▸ WHAT THE TASK REQUIRES: What lies from the line containing "Output the web" through the line containing "var tableHeaders = ['Prior"? Print exactly those lines, with both ends, and no others.

▸ MATERIAL:
----

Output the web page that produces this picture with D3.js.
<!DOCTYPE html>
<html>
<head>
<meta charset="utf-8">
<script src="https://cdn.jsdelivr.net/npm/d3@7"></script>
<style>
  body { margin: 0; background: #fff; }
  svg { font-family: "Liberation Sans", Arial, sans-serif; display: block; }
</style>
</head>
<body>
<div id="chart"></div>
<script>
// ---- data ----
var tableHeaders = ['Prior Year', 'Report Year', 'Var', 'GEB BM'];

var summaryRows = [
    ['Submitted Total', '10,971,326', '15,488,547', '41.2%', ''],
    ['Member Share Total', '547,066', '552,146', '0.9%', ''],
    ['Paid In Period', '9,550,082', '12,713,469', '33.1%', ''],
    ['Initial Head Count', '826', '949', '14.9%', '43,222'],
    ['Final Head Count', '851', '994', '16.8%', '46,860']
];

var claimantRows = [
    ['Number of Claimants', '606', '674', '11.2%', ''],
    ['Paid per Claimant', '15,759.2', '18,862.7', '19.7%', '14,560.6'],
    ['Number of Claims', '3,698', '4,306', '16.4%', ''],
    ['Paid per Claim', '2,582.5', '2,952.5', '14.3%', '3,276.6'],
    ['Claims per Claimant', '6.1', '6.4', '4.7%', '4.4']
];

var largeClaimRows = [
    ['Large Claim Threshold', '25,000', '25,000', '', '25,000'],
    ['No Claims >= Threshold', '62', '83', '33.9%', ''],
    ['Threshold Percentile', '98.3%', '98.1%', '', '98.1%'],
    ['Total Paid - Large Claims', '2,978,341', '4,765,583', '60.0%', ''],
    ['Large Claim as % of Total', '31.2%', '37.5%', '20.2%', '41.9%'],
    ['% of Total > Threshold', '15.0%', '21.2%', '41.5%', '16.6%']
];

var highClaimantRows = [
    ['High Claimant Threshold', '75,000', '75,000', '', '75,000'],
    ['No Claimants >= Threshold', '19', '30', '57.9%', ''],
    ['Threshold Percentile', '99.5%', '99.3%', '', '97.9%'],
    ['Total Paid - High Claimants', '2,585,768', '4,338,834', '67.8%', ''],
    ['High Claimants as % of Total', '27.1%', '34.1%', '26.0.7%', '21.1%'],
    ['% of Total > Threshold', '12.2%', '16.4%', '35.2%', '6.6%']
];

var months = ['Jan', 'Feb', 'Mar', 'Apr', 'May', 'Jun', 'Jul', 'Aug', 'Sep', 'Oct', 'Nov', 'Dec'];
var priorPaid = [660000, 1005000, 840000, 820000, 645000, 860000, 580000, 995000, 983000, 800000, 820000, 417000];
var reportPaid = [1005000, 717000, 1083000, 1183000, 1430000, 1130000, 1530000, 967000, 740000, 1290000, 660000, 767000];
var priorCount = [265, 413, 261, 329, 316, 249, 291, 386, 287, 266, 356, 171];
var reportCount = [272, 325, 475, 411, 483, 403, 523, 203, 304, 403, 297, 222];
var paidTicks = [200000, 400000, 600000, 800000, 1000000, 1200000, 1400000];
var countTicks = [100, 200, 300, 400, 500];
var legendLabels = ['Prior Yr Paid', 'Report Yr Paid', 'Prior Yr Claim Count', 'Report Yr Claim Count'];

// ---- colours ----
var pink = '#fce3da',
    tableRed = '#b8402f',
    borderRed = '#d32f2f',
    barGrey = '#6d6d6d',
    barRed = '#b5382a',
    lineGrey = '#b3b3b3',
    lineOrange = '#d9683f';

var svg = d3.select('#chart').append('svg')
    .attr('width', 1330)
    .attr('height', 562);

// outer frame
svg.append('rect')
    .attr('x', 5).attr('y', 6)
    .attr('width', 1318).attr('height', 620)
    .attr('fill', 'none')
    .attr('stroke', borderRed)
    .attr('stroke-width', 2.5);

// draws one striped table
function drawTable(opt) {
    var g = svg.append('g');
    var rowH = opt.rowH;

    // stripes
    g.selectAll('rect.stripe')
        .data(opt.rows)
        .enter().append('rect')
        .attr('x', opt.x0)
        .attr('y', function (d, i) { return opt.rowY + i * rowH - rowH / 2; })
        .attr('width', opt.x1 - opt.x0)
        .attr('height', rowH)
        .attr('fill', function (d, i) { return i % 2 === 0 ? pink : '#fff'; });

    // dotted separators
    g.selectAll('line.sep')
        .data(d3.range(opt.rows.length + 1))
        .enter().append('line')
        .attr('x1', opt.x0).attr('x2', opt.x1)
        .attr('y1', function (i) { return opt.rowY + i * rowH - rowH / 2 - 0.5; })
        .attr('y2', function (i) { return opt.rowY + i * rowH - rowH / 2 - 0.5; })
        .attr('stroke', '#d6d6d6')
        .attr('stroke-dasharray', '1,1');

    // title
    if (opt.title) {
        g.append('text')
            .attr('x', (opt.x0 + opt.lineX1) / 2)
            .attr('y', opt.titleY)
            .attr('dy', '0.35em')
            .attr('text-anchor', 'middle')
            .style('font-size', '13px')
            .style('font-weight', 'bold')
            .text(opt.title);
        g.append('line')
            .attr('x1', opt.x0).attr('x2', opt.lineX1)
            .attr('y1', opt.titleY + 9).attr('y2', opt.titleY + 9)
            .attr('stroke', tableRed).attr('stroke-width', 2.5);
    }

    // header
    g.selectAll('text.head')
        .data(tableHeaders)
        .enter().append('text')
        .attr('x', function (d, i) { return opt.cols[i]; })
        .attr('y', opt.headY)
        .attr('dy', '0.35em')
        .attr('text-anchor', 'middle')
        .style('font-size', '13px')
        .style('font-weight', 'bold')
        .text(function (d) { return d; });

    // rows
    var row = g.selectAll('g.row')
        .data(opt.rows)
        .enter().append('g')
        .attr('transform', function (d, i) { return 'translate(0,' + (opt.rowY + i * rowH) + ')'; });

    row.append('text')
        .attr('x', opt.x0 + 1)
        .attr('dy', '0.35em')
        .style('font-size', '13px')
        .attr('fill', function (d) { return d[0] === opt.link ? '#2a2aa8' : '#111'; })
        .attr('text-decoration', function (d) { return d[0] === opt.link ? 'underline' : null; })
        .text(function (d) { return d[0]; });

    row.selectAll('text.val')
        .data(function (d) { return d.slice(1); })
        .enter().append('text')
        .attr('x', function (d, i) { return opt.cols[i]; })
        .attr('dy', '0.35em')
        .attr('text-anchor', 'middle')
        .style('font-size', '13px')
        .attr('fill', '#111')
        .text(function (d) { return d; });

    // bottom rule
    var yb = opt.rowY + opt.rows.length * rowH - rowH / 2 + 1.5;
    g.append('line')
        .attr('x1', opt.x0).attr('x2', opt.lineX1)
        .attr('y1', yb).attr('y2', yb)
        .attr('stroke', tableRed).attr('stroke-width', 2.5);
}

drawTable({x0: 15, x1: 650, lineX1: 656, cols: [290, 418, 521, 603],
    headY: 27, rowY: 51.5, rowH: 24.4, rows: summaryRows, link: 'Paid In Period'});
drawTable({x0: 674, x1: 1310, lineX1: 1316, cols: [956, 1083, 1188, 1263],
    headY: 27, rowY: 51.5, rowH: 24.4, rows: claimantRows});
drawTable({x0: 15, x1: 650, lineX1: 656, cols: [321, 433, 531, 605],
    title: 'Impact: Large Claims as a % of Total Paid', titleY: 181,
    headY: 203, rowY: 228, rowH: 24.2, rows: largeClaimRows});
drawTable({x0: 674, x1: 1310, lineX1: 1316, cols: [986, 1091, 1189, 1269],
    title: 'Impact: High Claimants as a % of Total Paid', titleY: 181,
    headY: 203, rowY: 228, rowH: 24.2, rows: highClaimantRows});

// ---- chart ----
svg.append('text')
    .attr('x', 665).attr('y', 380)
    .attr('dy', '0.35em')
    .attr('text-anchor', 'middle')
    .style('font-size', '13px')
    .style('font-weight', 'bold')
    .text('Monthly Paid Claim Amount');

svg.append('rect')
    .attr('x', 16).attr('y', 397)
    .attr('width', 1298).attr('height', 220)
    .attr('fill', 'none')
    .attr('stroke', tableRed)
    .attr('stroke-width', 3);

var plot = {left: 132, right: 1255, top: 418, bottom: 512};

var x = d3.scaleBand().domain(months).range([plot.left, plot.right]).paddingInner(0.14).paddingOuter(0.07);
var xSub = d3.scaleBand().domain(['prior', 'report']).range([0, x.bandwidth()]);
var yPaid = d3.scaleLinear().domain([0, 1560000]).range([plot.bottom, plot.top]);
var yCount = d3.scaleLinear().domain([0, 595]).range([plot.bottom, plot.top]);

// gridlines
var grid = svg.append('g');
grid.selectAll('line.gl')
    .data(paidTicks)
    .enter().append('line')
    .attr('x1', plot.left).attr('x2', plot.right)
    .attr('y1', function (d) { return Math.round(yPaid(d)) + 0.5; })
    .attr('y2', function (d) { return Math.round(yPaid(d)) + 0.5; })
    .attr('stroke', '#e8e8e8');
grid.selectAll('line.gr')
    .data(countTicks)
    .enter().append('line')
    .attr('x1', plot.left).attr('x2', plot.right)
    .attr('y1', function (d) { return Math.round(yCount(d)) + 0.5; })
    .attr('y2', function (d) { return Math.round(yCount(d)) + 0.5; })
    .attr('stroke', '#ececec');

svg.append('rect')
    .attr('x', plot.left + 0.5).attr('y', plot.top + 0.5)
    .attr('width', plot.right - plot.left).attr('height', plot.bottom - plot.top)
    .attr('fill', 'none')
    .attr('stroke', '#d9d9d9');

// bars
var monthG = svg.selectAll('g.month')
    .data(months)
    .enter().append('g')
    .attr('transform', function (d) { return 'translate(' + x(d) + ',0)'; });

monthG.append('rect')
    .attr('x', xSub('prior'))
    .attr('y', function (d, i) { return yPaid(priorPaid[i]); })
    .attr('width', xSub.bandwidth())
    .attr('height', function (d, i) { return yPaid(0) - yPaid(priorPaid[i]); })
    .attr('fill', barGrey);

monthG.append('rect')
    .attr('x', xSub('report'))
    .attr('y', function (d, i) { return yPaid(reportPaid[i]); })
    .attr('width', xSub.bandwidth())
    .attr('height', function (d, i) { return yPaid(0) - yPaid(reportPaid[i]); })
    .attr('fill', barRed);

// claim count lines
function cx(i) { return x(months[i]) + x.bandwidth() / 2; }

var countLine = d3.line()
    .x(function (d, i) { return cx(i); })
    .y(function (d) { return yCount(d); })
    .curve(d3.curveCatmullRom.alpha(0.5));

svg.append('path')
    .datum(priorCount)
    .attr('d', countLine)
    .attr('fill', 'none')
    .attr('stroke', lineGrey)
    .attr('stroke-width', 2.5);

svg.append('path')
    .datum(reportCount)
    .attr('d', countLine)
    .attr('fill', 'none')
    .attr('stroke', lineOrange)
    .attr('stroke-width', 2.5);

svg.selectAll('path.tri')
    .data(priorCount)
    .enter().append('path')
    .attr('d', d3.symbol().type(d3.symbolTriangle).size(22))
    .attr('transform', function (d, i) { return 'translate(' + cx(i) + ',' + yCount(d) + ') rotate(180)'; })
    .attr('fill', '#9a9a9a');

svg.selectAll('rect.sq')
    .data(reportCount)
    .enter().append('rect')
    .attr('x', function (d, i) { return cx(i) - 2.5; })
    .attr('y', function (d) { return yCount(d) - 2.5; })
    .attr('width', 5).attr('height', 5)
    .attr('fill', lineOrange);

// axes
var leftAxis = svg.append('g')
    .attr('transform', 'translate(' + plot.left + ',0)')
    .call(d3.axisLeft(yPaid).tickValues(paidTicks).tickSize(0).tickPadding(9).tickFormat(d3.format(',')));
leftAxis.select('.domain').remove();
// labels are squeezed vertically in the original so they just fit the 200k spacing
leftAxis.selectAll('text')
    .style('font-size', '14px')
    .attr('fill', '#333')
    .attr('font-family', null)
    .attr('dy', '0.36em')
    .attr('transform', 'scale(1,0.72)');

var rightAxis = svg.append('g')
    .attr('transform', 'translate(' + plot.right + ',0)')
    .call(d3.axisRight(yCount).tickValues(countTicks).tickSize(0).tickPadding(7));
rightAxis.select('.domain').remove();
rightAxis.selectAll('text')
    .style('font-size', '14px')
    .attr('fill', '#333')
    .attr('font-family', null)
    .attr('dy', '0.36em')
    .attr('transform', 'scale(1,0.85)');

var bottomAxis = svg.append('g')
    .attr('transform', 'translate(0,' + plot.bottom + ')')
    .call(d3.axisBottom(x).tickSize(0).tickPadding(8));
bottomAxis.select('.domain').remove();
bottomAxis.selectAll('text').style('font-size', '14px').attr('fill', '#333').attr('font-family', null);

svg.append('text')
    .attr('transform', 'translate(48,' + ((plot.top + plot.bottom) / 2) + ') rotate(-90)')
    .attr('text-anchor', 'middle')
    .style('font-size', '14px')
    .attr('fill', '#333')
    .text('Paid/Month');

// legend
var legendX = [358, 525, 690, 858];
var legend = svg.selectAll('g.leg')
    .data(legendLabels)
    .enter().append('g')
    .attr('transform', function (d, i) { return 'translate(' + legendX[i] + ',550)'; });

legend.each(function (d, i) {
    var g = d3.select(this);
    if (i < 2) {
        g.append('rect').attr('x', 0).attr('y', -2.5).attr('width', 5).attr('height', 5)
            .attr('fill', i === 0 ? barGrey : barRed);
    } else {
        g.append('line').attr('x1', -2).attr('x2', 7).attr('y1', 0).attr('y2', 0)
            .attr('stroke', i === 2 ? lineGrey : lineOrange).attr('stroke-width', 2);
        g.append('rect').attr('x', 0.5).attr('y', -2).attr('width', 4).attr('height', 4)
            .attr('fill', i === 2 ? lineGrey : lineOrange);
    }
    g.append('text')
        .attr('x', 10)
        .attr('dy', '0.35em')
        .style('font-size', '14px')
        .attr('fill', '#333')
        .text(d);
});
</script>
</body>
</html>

----

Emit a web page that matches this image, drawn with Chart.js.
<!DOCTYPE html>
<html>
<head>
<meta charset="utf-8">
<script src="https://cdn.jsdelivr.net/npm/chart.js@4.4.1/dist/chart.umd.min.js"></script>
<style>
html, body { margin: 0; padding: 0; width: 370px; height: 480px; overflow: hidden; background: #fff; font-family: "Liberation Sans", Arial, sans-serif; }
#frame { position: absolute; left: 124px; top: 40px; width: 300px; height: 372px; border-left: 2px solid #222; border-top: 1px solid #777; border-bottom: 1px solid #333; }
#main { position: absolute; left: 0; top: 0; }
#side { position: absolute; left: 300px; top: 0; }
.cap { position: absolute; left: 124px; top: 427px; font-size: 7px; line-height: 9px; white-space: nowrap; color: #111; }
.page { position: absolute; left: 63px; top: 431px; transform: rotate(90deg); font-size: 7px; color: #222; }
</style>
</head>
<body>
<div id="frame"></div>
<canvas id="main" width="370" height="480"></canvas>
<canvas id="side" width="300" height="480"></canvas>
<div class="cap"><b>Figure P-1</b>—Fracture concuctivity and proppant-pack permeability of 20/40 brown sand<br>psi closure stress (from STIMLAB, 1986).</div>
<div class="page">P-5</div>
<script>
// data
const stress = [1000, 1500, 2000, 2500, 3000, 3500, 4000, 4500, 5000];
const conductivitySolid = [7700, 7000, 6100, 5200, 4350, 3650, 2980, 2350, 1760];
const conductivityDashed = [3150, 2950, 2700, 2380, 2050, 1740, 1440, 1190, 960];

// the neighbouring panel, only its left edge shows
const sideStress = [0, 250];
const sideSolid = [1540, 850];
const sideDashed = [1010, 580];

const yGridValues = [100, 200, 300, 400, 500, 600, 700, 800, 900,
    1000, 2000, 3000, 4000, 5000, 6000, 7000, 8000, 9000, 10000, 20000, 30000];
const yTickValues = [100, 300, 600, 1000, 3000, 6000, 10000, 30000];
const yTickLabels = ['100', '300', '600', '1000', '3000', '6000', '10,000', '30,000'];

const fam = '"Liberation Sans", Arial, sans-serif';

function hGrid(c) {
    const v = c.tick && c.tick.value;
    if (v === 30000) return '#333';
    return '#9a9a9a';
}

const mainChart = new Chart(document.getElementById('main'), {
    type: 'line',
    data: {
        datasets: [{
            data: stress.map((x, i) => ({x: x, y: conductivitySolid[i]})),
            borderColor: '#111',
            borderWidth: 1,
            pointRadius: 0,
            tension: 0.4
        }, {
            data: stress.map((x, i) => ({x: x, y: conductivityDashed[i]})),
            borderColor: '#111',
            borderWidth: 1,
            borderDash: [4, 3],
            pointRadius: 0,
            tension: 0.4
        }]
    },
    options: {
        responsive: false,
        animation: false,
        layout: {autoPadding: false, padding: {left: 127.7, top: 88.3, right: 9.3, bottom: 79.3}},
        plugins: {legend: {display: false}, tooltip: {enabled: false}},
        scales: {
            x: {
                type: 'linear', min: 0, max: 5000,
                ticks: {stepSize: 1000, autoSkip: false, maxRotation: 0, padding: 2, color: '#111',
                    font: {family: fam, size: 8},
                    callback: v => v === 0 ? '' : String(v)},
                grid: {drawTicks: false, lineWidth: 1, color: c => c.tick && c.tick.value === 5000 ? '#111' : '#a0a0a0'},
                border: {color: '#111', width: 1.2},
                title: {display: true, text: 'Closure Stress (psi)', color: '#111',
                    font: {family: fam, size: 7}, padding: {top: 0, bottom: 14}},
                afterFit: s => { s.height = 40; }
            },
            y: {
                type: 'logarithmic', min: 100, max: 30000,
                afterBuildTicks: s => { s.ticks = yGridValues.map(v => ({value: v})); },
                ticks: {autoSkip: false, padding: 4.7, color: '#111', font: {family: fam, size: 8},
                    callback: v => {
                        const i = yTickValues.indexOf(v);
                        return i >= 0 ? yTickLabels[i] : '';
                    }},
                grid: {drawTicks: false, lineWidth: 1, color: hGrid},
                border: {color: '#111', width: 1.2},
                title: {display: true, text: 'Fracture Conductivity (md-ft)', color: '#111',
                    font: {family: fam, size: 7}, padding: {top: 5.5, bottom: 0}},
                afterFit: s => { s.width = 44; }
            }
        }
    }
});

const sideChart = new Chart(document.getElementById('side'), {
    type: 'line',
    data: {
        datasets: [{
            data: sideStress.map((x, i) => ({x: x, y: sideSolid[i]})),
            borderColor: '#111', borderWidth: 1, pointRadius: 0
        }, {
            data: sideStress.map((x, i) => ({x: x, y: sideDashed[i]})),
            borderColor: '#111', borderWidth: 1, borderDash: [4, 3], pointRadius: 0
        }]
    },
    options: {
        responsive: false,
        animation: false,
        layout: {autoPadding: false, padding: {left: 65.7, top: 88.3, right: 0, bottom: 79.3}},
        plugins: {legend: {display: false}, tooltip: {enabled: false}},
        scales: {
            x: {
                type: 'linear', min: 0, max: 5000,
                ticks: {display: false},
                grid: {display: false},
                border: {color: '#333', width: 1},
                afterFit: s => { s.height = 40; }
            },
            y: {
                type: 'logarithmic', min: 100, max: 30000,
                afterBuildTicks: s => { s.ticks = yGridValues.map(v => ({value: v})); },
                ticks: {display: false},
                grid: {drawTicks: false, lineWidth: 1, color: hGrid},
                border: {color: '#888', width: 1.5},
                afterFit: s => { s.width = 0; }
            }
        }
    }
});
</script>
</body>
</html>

----

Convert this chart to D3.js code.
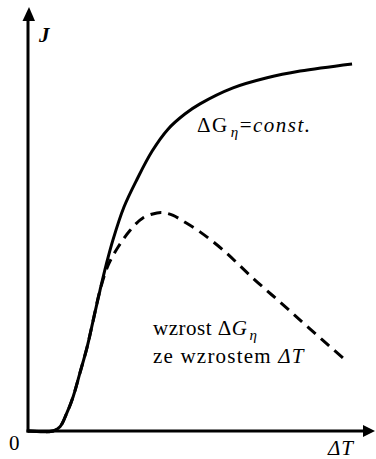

----

▸ EXERCISE SOLUTION:
Output the web page that produces this picture with D3.js.
<!DOCTYPE html>
<html>
<head>
<meta charset="utf-8">
<script src="https://cdn.jsdelivr.net/npm/d3@7"></script>
<style>
  body { margin: 0; background: #fff; }
  svg { font-family: "Liberation Sans", Arial, sans-serif; display: block; }
</style>
</head>
<body>
<div id="chart"></div>
<script>
// ---- data ----
var tableHeaders = ['Prior Year', 'Report Year', 'Var', 'GEB BM'];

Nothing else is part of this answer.